Thirdly, never rely on words and expressions that push on the sense of urgency. The most common are:

  • Just for today
  • Hurry up
  • Click now
  • What are you waiting for?

Superlatives and similar expressions should also be avoided:

  • Perfect
  • Wonderful
  • Essential
  • Safest
  • Guaranteed

“But… I never use these words and my emails still get blocked”

The spam filter meshes are very narrow. Their goal is to crush spam but they’re not 100% accurate. Sometimes, legitimate emails also end up in the spam folder.

But reader involvement does play an important role in email delivery rates. The providers take the history of recipients’ behavior into consideration when they screen incoming messages. If subscribers read your emails frequently, those emails are less likely to end up in spam.

On the other hand, if your contact list contains many email accounts that haven’t been used for a long time, your delivery rate is likely to fall.

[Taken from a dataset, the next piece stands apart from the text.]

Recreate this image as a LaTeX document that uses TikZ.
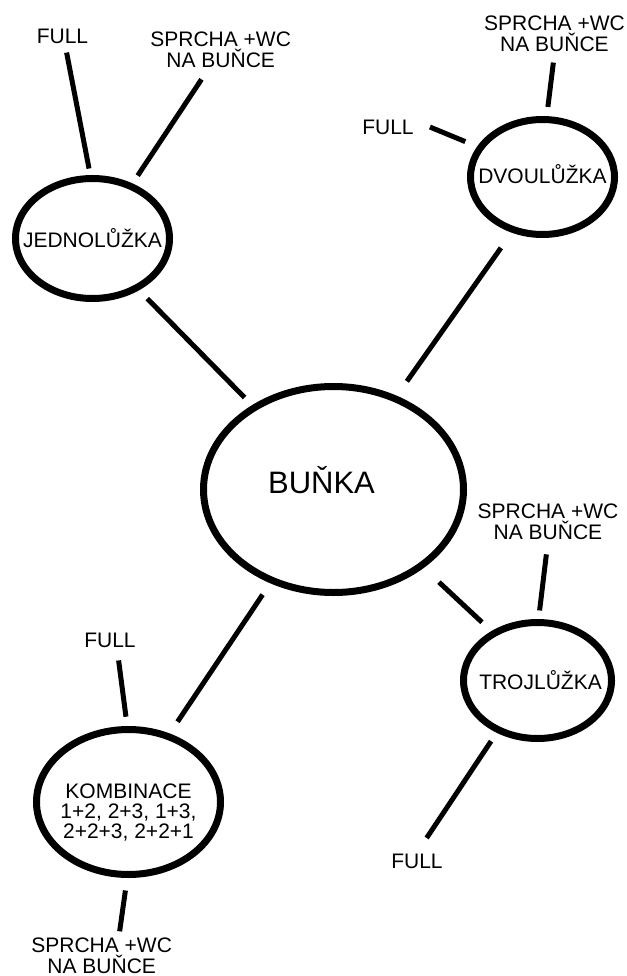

8 Tips for Better Delivery Rates

A few common sense rules can help to make sure that your delivery rates stay high and your emails reach your subscribers:

  1. Don’t spoil your IP address reputation. Even a single email could harm your reputation and decrease your delivery rate;
  2. Get permission from contacts before sending emails. That’s not as hard as it sounds. Creating and using registration forms is easy, and social networks have some great tools too;
  3. Create engaging, newsletter content. Put in the effort to make your content interesting so that the actions of your recipients keep you safe;
  4. Make your emails recognizable and unique with the customization possibilities offered by Emailchef;
  5. Keep contact lists clean. Remove inactive and bouncing email addresses;
  6. Avoid deceptive newsletter subjects and subject lines that aren’t related to the content of the message;
  7. Always include the unsubscribe link in the email footer;
  8. Make sure that the newsletter is responsive on various devices, does not contain unusual or unreadable fonts, that the images are optimized, that the HTML code of the message is “clean,” and that the email is never composed of a single image (even “Best Wishes” postcards).

Finally, to stop legitimate emails ending up in spam anyway, contact the recipients directly and ask them to remove your newsletters from the spam folder.